■ **TASK GOAL**
Give the number of lines that contain the string "React", and nothing else.

[Rows from a dataset of charts and code]
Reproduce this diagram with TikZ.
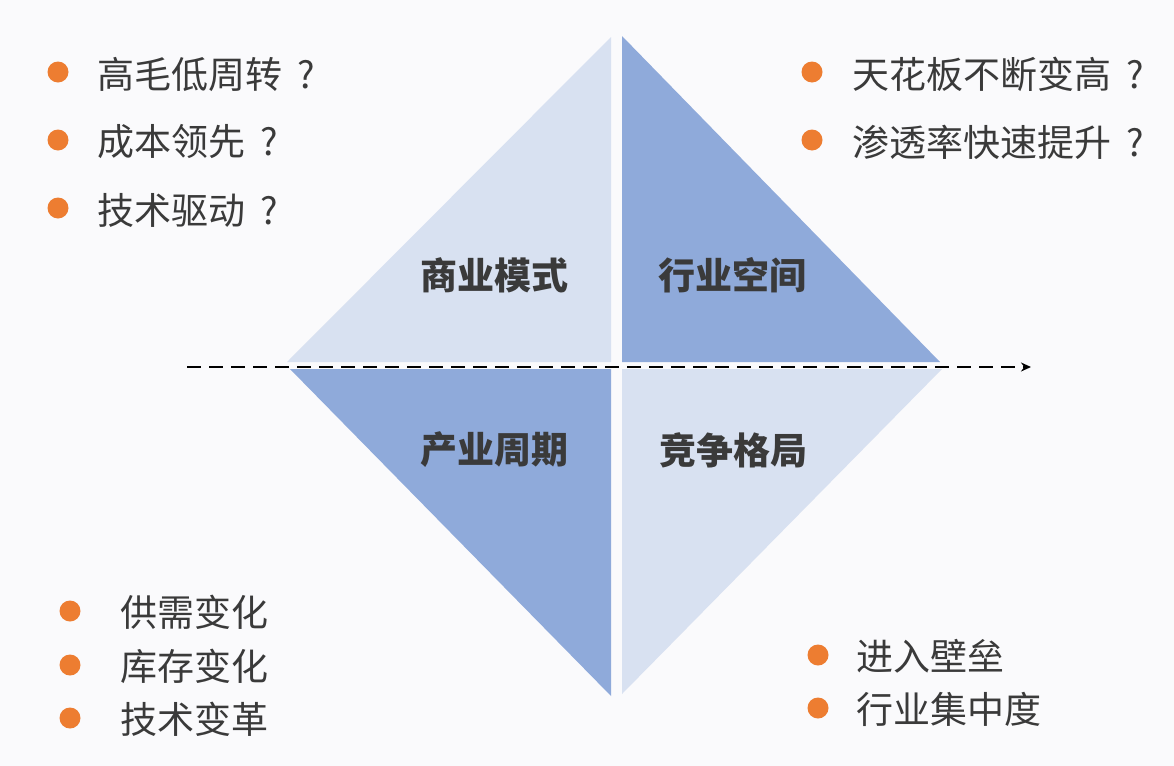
\documentclass[tikz,border=0pt]{standalone}
\usepackage{fontspec}
\newfontfamily\cjk{Noto Sans CJK SC}
\usetikzlibrary{arrows.meta}
\definecolor{lightq}{HTML}{D8E1F1}
\definecolor{darkq}{HTML}{8FAADA}
\definecolor{dotc}{HTML}{ED7D31}
\definecolor{txtc}{HTML}{3A3A3A}
\definecolor{bgc}{HTML}{FAFAFC}
\newcommand{\qmark}{\kern0.4em?}

\begin{document}
\begin{tikzpicture}[
    x=0.5pt, y=-0.5pt,
    arr/.style={-{Stealth[length=5pt, width=4.5pt]}, line width=0.9pt, dash pattern=on 7pt off 4pt},
    dot/.style={circle, fill=dotc, inner sep=0pt, minimum size=10.5pt},
    item/.style={anchor=west, inner sep=0pt, text=txtc, font=\cjk\fontsize{18.5}{22}\selectfont},
    quad/.style={text=txtc, font=\cjk\bfseries\fontsize{18.5}{22}\selectfont},
  ]
    % Background
    \fill[bgc] (0,0) rectangle (1174,766);
    \useasboundingbox (0,0) rectangle (1174,766);

    % Diamond quarters (white gaps between them)
    \fill[lightq] (287,362) -- (611,37) -- (611,362) -- cycle;
    \fill[darkq] (622,36) -- (622,362) -- (940,362) -- cycle;
    \fill[darkq] (290,369) -- (611,369) -- (611,696) -- cycle;
    \fill[lightq] (622,369) -- (942,369) -- (622,694) -- cycle;

    % Quarter labels
    \node[quad] (biz) at (494,275) {商业模式};
    \node[quad] (space) at (732,275) {行业空间};
    \node[quad] (cycle) at (494,450) {产业周期};
    \node[quad] (comp) at (733,450) {竞争格局};

    % Dashed axis
    \coordinate (axl) at (187,367);
    \coordinate (axr) at (1031,367);
    \draw[arr] (axl) -- (axr);

    % Top left list
    \node[dot] (b1) at (58,72) {};
    \node[dot] (b2) at (58,140) {};
    \node[dot] (b3) at (58,208) {};
    \node[item] (t1) at (97,74) {高毛低周转\qmark};
    \node[item] (t2) at (97,142) {成本领先\qmark};
    \node[item] (t3) at (97,210) {技术驱动\qmark};

    % Top right list
    \node[dot] (s1) at (812,72) {};
    \node[dot] (s2) at (812,140) {};
    \node[item] (u1) at (852,74) {天花板不断变高\qmark};
    \node[item] (u2) at (852,142) {渗透率快速提升\qmark};

    % Bottom left list
    \node[dot] (c1) at (70,611) {};
    \node[dot] (c2) at (70,665) {};
    \node[dot] (c3) at (70,718) {};
    \node[item] (v1) at (120,612) {供需变化};
    \node[item] (v2) at (120,666) {库存变化};
    \node[item] (v3) at (120,719) {技术变革};

    % Bottom right list
    \node[dot] (d1) at (818,655) {};
    \node[dot] (d2) at (818,708) {};
    \node[item] (w1) at (856,656) {进入壁垒};
    \node[item] (w2) at (856,709) {行业集中度};
  \end{tikzpicture}
\end{document}
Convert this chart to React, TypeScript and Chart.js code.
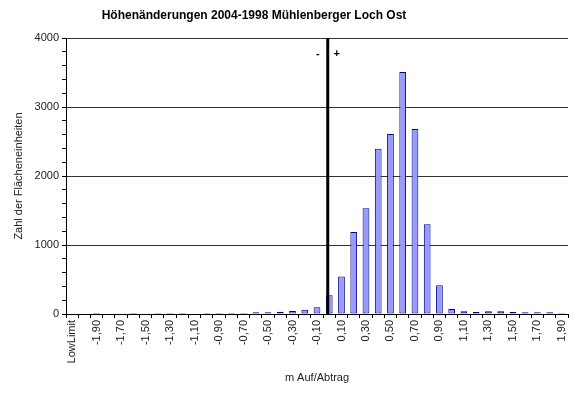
import React, { useEffect, useRef } from "react";
import { Chart, registerables } from "chart.js";

Chart.register(...registerables);

const TITLE = "Höhenänderungen 2004-1998 Mühlenberger Loch Ost";
const Y_TITLE = "Zahl der Flächeneinheiten";
const X_TITLE = "m Auf/Abtrag";

const categories = [
  "LowLimit", "-2,00", "-1,90", "-1,80", "-1,70", "-1,60", "-1,50", "-1,40", "-1,30", "-1,20",
  "-1,10", "-1,00", "-0,90", "-0,80", "-0,70", "-0,60", "-0,50", "-0,40", "-0,30", "-0,20",
  "-0,10", "0,00", "0,10", "0,20", "0,30", "0,40", "0,50", "0,60", "0,70", "0,80",
  "0,90", "1,00", "1,10", "1,20", "1,30", "1,40", "1,50", "1,60", "1,70", "1,80", "1,90",
];

const counts = [
  0, 0, 15, 0, 0, 15, 0, 15, 15, 15,
  0, 15, 15, 15, 15, 24, 26, 34, 44, 63,
  97, 272, 542, 1190, 1534, 2395, 2608, 3508, 2680, 1301,
  416, 72, 40, 30, 40, 40, 30, 24, 24, 24, 15,
];

const Y_MIN = 0;
const Y_MAX = 4000;
const Y_STEP = 200;
const Y_LABEL_STEP = 1000;
const ZERO_CATEGORY = "0,00";

const FONT = "'Liberation Sans', Arial, sans-serif";

const overlayPlugin = {
  id: "overlay",
  afterDatasetsDraw(chart: any) {
    const { ctx, chartArea, scales } = chart;
    const x = scales.x.getPixelForValue(categories.indexOf(ZERO_CATEGORY)) - 1.5;
    ctx.save();
    ctx.strokeStyle = "#000";
    ctx.lineWidth = 3;
    ctx.beginPath();
    ctx.moveTo(x, chartArea.top);
    ctx.lineTo(x, chartArea.bottom);
    ctx.stroke();
    ctx.fillStyle = "#000";
    ctx.font = `bold 11px ${FONT}`;
    ctx.textAlign = "center";
    ctx.textBaseline = "middle";
    ctx.fillText("-", x - 10, chartArea.top + 16);
    ctx.fillText("+", x + 9, chartArea.top + 16);
    ctx.restore();
  },
  afterDraw(chart: any) {
    const { ctx } = chart;
    ctx.save();
    ctx.fillStyle = "#000";
    ctx.font = `bold 12px ${FONT}`;
    ctx.textAlign = "center";
    ctx.textBaseline = "middle";
    ctx.fillText(TITLE, 254, 16);
    ctx.restore();
  },
};

export default function App() {
  const ref = useRef<HTMLCanvasElement>(null);
  useEffect(() => {
    if (!ref.current) return;
    const chart = new Chart(ref.current, {
      type: "bar",
      data: {
        labels: categories,
        datasets: [
          {
            data: counts,
            backgroundColor: "#9999FF",
            borderColor: "#000080",
            borderWidth: 1,
            borderSkipped: false,
            categoryPercentage: 1,
            barPercentage: 0.55,
          },
        ],
      },
      options: {
        animation: false,
        responsive: false,
        devicePixelRatio: 1,
        layout: { padding: { top: 38, right: 12, left: 0, bottom: 0 } },
        plugins: {
          legend: { display: false },
          tooltip: { enabled: false },
          title: { display: false },
        },
        scales: {
          x: {
            afterFit: (s: any) => {
              s.height = 80;
            },
            grid: {
              offset: true,
              drawOnChartArea: false,
              color: "#000",
              tickColor: "#000",
              tickLength: 4,
            },
            border: { display: true, color: "#000", width: 1 },
            ticks: {
              autoSkip: false,
              maxRotation: 90,
              minRotation: 90,
              padding: 2,
              color: "#222",
              font: { family: FONT, size: 11 },
              callback: (_v: any, i: number) => (i % 2 === 0 ? categories[i] : ""),
            },
            title: {
              display: true,
              text: X_TITLE,
              color: "#222",
              font: { family: FONT, size: 11 },
              padding: { top: 0, bottom: 9 },
            },
          },
          y: {
            min: Y_MIN,
            max: Y_MAX,
            afterFit: (s: any) => {
              s.width = 66;
            },
            grid: {
              color: (c: any) =>
                c.tick && c.tick.value % Y_LABEL_STEP === 0 && c.tick.value !== 0 ? "#333" : "rgba(0,0,0,0)",
              tickColor: "#000",
              tickLength: 4,
              lineWidth: 1,
            },
            border: { display: true, color: "#000", width: 1 },
            ticks: {
              stepSize: Y_STEP,
              autoSkip: false,
              padding: 3,
              color: "#222",
              font: { family: FONT, size: 11 },
              callback: (v: any) => (Number(v) % Y_LABEL_STEP === 0 ? String(v) : ""),
            },
            title: {
              display: true,
              text: Y_TITLE,
              color: "#222",
              font: { family: FONT, size: 11 },
              padding: { top: 12, bottom: 0 },
            },
          },
        },
      },
      plugins: [overlayPlugin],
    });
    return () => chart.destroy();
  }, []);
  return (
    <div style={{ position: "absolute", left: 0, top: 0, width: 580, height: 394, background: "#fff" }}>
      <canvas ref={ref} width={580} height={394} />
    </div>
  );
}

■ **THE COMPLETED TASK**
2